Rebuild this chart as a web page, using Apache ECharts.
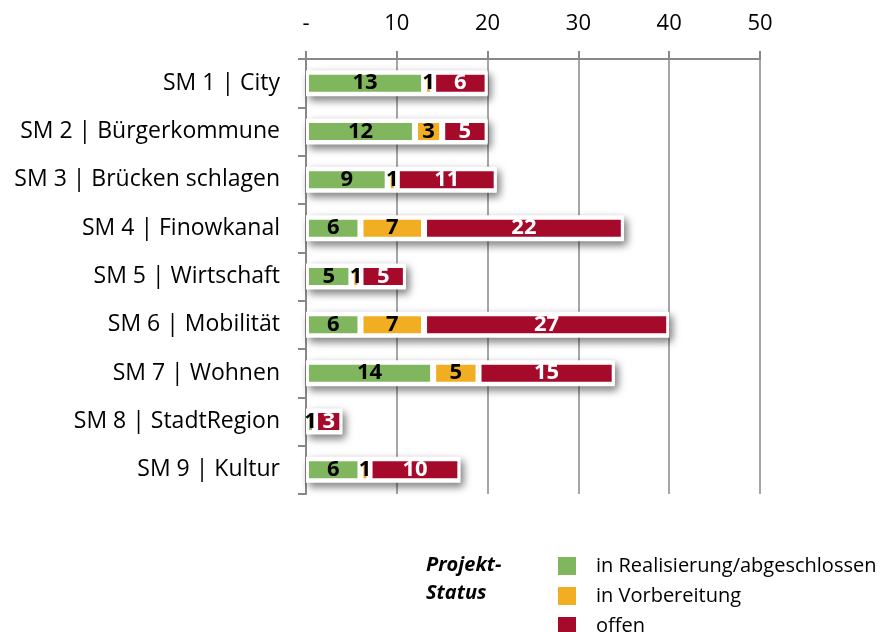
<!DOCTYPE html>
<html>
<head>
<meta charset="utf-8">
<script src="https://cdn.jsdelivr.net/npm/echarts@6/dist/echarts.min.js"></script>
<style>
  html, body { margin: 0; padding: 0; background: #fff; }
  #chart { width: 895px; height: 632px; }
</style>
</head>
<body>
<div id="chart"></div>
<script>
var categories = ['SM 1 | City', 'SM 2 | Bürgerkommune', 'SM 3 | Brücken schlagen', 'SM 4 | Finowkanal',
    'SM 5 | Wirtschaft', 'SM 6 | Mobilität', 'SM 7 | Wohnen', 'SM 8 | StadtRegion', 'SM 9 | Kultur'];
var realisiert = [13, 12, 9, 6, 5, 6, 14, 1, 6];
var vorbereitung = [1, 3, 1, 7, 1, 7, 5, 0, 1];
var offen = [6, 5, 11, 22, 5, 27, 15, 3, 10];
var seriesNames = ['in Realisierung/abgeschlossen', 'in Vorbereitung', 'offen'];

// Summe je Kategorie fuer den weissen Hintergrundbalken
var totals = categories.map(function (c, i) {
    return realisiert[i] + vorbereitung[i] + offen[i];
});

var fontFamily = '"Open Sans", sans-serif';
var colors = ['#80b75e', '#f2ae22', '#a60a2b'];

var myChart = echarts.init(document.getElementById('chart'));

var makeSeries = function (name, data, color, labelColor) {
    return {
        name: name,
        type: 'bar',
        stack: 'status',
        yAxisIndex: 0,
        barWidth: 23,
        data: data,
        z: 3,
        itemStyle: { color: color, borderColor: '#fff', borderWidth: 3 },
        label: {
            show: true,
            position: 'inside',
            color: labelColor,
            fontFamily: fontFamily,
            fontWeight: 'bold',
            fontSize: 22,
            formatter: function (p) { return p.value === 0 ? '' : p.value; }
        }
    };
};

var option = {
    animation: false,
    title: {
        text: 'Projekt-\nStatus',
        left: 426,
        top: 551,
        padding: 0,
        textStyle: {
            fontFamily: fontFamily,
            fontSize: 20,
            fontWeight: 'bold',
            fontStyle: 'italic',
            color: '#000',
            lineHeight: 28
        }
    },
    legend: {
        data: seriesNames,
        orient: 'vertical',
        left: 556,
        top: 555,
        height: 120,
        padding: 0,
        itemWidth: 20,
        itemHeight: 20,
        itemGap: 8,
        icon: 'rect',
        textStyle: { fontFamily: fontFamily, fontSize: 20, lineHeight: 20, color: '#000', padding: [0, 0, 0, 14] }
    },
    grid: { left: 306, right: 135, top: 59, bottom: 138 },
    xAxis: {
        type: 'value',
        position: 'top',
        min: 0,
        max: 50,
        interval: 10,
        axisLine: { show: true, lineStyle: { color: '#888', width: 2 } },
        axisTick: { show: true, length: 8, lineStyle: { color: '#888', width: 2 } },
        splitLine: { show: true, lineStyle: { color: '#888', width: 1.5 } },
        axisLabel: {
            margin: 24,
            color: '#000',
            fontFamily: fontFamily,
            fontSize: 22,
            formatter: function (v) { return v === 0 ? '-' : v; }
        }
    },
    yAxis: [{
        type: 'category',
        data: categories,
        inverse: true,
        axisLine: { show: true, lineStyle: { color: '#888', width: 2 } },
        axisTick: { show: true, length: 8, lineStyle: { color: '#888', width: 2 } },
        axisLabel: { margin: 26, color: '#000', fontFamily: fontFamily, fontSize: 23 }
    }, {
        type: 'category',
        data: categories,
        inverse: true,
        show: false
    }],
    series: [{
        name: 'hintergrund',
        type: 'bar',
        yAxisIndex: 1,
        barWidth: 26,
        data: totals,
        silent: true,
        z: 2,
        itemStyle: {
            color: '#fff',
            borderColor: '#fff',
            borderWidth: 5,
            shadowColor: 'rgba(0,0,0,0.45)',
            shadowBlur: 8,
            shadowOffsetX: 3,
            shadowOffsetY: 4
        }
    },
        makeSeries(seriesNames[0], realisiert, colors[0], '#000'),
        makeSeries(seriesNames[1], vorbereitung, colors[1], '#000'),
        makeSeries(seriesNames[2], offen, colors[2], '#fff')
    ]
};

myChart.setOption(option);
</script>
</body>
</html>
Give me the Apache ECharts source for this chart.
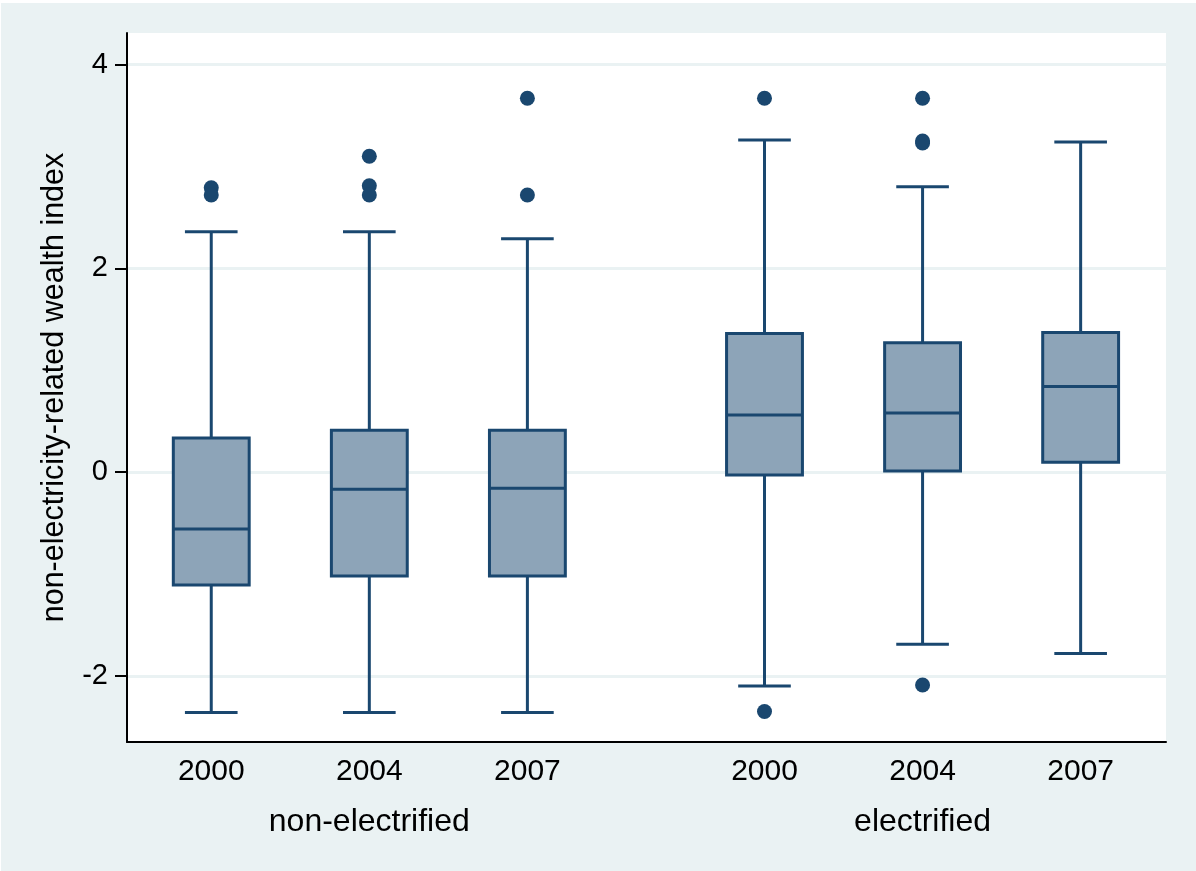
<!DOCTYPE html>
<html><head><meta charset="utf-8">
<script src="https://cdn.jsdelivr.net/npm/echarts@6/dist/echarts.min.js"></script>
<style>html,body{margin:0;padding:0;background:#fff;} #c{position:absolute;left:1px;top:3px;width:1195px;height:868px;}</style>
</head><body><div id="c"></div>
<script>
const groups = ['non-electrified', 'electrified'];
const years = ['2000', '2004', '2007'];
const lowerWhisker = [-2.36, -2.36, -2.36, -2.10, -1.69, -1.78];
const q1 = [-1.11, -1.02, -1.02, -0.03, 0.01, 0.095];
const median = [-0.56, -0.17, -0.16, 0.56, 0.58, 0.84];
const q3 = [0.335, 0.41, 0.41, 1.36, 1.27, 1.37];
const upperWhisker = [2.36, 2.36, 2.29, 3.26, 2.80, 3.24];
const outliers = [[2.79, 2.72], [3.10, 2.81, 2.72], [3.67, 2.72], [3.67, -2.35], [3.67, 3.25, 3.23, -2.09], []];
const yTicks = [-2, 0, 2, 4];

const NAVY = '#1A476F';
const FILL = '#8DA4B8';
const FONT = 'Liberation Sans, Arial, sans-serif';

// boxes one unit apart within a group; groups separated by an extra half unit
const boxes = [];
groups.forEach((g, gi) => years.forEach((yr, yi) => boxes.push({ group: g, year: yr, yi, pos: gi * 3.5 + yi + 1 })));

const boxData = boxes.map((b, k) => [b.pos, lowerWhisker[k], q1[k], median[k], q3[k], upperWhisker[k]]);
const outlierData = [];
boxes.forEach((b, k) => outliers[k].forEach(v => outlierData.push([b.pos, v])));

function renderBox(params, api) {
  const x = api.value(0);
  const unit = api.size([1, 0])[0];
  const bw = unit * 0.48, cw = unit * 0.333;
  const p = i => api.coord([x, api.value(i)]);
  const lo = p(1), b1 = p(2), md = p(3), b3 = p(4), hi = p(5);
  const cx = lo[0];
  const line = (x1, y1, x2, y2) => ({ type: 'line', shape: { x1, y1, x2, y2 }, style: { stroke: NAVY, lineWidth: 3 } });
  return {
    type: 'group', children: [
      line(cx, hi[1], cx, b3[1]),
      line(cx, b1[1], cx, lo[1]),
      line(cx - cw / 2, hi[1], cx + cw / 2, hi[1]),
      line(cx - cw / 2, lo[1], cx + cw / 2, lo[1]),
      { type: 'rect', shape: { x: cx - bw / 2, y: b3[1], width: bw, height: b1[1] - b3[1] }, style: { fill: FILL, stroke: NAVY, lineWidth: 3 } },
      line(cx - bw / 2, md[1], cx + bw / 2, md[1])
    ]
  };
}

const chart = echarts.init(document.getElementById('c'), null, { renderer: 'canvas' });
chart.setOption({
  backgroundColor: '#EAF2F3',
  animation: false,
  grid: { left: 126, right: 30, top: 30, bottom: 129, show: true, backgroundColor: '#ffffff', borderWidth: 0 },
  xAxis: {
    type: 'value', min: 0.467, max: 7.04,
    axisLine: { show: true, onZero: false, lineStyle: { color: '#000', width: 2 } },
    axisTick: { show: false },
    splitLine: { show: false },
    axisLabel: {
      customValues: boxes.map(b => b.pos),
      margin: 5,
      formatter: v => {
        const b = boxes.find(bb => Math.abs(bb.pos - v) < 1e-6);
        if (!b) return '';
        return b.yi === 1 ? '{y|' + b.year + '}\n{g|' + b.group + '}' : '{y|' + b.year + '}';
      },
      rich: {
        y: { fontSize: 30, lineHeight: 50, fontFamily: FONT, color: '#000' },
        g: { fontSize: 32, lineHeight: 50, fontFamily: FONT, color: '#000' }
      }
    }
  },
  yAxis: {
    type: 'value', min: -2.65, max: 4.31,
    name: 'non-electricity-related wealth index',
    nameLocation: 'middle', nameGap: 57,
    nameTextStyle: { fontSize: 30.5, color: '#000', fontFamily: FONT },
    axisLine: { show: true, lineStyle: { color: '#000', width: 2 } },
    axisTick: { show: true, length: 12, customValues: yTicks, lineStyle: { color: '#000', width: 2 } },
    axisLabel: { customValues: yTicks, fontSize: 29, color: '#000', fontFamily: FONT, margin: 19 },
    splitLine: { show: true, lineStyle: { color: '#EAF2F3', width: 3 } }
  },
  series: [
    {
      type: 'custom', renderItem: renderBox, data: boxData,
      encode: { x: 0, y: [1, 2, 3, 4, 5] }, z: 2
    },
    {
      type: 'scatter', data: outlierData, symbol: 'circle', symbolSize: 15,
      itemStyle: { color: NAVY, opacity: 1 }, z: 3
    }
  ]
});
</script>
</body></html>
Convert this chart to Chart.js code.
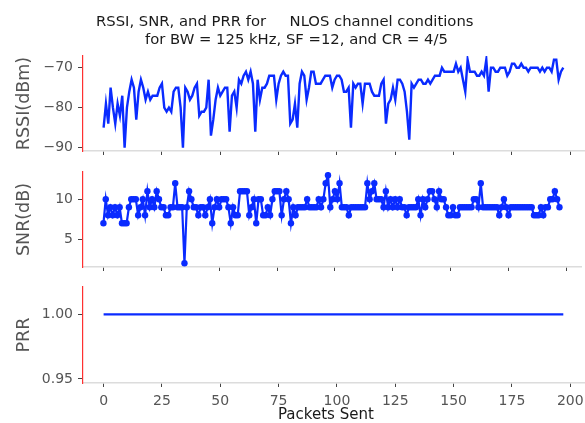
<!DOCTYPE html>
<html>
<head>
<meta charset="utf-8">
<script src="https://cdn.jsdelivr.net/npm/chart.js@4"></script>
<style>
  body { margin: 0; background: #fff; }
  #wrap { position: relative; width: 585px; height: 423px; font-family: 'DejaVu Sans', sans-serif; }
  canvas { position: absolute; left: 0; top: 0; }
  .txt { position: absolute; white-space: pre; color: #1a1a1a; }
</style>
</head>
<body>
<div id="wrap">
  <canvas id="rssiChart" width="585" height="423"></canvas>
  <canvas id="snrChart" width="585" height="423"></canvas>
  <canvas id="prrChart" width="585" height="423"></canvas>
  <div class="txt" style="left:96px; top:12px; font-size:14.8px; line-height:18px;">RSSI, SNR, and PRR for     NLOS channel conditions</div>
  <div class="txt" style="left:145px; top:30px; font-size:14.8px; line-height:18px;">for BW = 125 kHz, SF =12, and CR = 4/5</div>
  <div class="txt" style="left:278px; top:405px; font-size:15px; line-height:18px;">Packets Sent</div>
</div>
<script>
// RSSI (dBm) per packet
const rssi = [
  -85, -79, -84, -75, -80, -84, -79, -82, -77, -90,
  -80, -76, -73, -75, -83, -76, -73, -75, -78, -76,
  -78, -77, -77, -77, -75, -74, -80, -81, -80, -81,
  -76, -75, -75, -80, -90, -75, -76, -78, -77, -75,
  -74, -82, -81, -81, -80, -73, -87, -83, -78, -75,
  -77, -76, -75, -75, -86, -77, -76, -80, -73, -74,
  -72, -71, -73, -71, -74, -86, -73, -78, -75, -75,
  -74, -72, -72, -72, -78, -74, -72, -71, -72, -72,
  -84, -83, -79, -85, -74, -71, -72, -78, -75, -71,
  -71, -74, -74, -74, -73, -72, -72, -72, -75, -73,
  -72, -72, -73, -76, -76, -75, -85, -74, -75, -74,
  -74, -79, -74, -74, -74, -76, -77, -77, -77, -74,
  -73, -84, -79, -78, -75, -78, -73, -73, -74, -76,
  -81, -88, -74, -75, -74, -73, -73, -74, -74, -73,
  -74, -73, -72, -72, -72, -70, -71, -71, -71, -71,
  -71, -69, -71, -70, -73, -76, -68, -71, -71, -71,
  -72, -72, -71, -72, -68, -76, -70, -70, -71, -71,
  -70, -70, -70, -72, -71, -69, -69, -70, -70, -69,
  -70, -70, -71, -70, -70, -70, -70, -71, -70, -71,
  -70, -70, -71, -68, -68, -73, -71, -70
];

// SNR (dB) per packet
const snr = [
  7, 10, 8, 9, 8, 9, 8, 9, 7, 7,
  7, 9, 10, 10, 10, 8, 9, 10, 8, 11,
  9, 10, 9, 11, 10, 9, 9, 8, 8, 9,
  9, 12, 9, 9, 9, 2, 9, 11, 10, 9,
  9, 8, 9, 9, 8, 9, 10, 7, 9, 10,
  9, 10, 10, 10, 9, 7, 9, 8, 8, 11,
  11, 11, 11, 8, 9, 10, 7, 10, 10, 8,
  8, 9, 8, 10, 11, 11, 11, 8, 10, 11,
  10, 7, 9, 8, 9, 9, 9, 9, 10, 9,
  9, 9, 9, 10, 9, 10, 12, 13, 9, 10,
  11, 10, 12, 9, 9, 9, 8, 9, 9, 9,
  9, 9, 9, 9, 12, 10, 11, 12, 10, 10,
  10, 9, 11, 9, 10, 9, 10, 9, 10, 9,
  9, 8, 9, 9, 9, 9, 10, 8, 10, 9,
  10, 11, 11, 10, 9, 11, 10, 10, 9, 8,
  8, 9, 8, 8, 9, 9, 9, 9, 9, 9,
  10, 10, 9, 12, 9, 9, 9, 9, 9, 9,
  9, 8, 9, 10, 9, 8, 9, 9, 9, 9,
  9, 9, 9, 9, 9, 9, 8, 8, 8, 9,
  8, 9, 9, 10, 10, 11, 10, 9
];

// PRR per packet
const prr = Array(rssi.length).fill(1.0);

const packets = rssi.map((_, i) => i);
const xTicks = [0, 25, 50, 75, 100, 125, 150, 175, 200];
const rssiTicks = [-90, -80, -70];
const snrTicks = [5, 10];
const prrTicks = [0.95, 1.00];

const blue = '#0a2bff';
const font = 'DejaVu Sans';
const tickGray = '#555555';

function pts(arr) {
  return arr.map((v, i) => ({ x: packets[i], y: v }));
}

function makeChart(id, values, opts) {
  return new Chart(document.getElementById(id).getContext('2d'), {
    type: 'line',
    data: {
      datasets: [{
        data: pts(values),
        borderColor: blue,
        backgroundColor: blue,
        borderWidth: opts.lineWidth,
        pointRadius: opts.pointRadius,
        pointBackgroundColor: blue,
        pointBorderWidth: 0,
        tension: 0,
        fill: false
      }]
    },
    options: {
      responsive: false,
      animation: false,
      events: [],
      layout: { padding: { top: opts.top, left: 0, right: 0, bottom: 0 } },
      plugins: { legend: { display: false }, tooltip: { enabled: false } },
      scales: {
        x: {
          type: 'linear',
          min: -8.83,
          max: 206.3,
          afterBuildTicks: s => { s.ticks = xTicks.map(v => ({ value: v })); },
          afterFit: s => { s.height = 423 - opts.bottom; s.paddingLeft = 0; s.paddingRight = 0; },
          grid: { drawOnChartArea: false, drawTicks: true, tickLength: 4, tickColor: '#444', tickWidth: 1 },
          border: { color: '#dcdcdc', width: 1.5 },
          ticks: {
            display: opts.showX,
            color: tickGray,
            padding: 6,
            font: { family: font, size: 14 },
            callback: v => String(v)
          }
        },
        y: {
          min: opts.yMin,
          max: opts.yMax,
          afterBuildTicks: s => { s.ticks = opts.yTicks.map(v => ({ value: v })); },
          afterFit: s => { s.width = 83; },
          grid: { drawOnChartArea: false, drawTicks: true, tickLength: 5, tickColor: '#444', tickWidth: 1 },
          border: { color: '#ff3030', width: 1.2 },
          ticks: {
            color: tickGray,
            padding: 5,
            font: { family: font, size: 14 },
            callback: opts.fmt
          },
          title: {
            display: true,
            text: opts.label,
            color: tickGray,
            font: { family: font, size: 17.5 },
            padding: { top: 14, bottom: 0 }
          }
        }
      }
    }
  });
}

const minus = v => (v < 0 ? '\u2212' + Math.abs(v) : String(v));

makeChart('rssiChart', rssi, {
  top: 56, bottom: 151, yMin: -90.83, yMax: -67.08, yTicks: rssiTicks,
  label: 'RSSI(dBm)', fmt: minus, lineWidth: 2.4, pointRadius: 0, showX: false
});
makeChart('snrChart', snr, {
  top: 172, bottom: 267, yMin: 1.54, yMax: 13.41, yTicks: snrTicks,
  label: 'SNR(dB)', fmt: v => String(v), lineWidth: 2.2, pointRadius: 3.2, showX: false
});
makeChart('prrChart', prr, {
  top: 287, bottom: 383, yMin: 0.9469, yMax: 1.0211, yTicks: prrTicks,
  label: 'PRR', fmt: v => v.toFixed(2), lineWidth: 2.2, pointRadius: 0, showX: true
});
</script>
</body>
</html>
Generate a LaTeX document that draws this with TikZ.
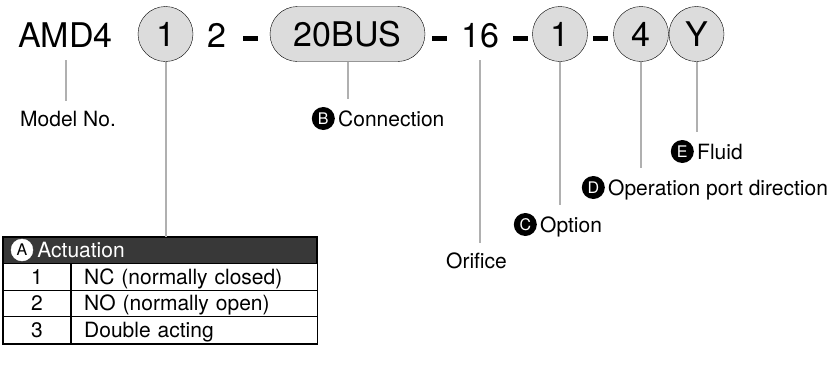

_ _ _

TASK REQUIREMENTS: Pictures do not belong in the copy. Repeat only the lines from the top of the records through the line containing "var myChart = echarts.init(document.getElementById('chart'));".

OUTPUT OF THE EXERCISE:
Rebuild this chart as a web page, using Apache ECharts.
<!DOCTYPE html>
<html>
<head>
<meta charset="utf-8">
<script src="https://cdn.jsdelivr.net/npm/echarts@6/dist/echarts.min.js"></script>
<style>
  html, body { margin: 0; padding: 0; background: #fff; }
  #chart { width: 895px; height: 632px; }
</style>
</head>
<body>
<div id="chart"></div>
<script>
var categories = ['SM 1 | City', 'SM 2 | Bürgerkommune', 'SM 3 | Brücken schlagen', 'SM 4 | Finowkanal',
    'SM 5 | Wirtschaft', 'SM 6 | Mobilität', 'SM 7 | Wohnen', 'SM 8 | StadtRegion', 'SM 9 | Kultur'];
var realisiert = [13, 12, 9, 6, 5, 6, 14, 1, 6];
var vorbereitung = [1, 3, 1, 7, 1, 7, 5, 0, 1];
var offen = [6, 5, 11, 22, 5, 27, 15, 3, 10];
var seriesNames = ['in Realisierung/abgeschlossen', 'in Vorbereitung', 'offen'];

// Summe je Kategorie fuer den weissen Hintergrundbalken
var totals = categories.map(function (c, i) {
    return realisiert[i] + vorbereitung[i] + offen[i];
});

var fontFamily = '"Open Sans", sans-serif';
var colors = ['#80b75e', '#f2ae22', '#a60a2b'];

var myChart = echarts.init(document.getElementById('chart'));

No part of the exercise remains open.